> Recorded information
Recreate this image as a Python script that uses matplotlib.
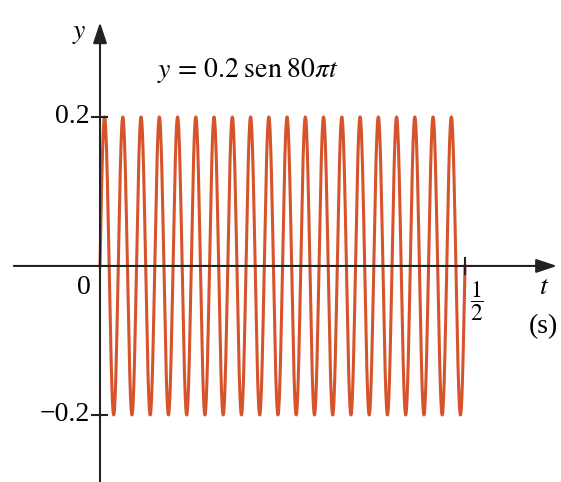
import matplotlib
matplotlib.use("Agg")
import matplotlib.pyplot as plt
import numpy as np

# wave parameters: y = 0.2 sen 80 pi t, 0 <= t <= 1/2
amplitude = 0.2
omega = 80 * np.pi
t_end = 0.5

y_ticks = [0.2, -0.2]
y_tick_labels = ["0.2", "\u22120.2"]
x_tick = 0.5

plt.rcParams["font.family"] = ["Liberation Serif", "DejaVu Serif"]
plt.rcParams["mathtext.fontset"] = "stix"

fig = plt.figure(figsize=(5.61, 4.82), dpi=100)
ax = fig.add_axes([0, 0, 1, 1])
ax.set_xlim(-0.137, 0.6315)
ax.set_ylim(-0.29, 0.357)
ax.axis("off")

t = np.linspace(0, t_end, 4000)
y = amplitude * np.sin(omega * t)
ax.plot(t, y, color="#d6532b", lw=2.2, zorder=2)

# axes with arrows
arrow = dict(arrowstyle="-|>,head_length=0.9,head_width=0.3",
             color="#222222", lw=1.5, mutation_scale=14, shrinkA=0, shrinkB=0)
ax.annotate("", xy=(0.626, 0), xytext=(-0.118, 0), arrowprops=arrow, zorder=3)
ax.annotate("", xy=(0, 0.327), xytext=(0, -0.29), arrowprops=arrow, zorder=3)

# ticks
for v in y_ticks:
    ax.plot([-0.011, 0.009], [v, v], color="#222222", lw=1.5, zorder=3)
ax.plot([x_tick, x_tick], [-0.011, 0.011], color="#222222", lw=1.5, zorder=3)

fs = 20
for v, lab in zip(y_ticks, y_tick_labels):
    ax.text(-0.014, v, lab, ha="right", va="center", fontsize=fs)
ax.text(-0.013, -0.012, "0", ha="right", va="top", fontsize=fs)
ax.text(x_tick + 0.007, -0.018, r"$\dfrac{1}{2}$", ha="left", va="top", fontsize=17)
ax.text(0.608, -0.012, "$t$", ha="center", va="top", fontsize=fs)
ax.text(0.608, -0.065, "(s)", ha="center", va="top", fontsize=fs)
ax.text(-0.018, 0.312, "$y$", ha="right", va="center", fontsize=fs)
ax.text(0.078, 0.262, r"$y\,=\,0.2\;\mathrm{sen}\;80\pi t$", ha="left",
        va="center", fontsize=fs)

fig.savefig("out.png", dpi=100)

> Task details
Copy the material shown above in full and exactly. Skip the pictures.

> Output for this task
Recreate this image as a Python script that uses matplotlib.
import matplotlib
matplotlib.use("Agg")
import matplotlib.pyplot as plt
import numpy as np

# wave parameters: y = 0.2 sen 80 pi t, 0 <= t <= 1/2
amplitude = 0.2
omega = 80 * np.pi
t_end = 0.5

y_ticks = [0.2, -0.2]
y_tick_labels = ["0.2", "\u22120.2"]
x_tick = 0.5

plt.rcParams["font.family"] = ["Liberation Serif", "DejaVu Serif"]
plt.rcParams["mathtext.fontset"] = "stix"

fig = plt.figure(figsize=(5.61, 4.82), dpi=100)
ax = fig.add_axes([0, 0, 1, 1])
ax.set_xlim(-0.137, 0.6315)
ax.set_ylim(-0.29, 0.357)
ax.axis("off")

t = np.linspace(0, t_end, 4000)
y = amplitude * np.sin(omega * t)
ax.plot(t, y, color="#d6532b", lw=2.2, zorder=2)

# axes with arrows
arrow = dict(arrowstyle="-|>,head_length=0.9,head_width=0.3",
             color="#222222", lw=1.5, mutation_scale=14, shrinkA=0, shrinkB=0)
ax.annotate("", xy=(0.626, 0), xytext=(-0.118, 0), arrowprops=arrow, zorder=3)
ax.annotate("", xy=(0, 0.327), xytext=(0, -0.29), arrowprops=arrow, zorder=3)

# ticks
for v in y_ticks:
    ax.plot([-0.011, 0.009], [v, v], color="#222222", lw=1.5, zorder=3)
ax.plot([x_tick, x_tick], [-0.011, 0.011], color="#222222", lw=1.5, zorder=3)

fs = 20
for v, lab in zip(y_ticks, y_tick_labels):
    ax.text(-0.014, v, lab, ha="right", va="center", fontsize=fs)
ax.text(-0.013, -0.012, "0", ha="right", va="top", fontsize=fs)
ax.text(x_tick + 0.007, -0.018, r"$\dfrac{1}{2}$", ha="left", va="top", fontsize=17)
ax.text(0.608, -0.012, "$t$", ha="center", va="top", fontsize=fs)
ax.text(0.608, -0.065, "(s)", ha="center", va="top", fontsize=fs)
ax.text(-0.018, 0.312, "$y$", ha="right", va="center", fontsize=fs)
ax.text(0.078, 0.262, r"$y\,=\,0.2\;\mathrm{sen}\;80\pi t$", ha="left",
        va="center", fontsize=fs)

fig.savefig("out.png", dpi=100)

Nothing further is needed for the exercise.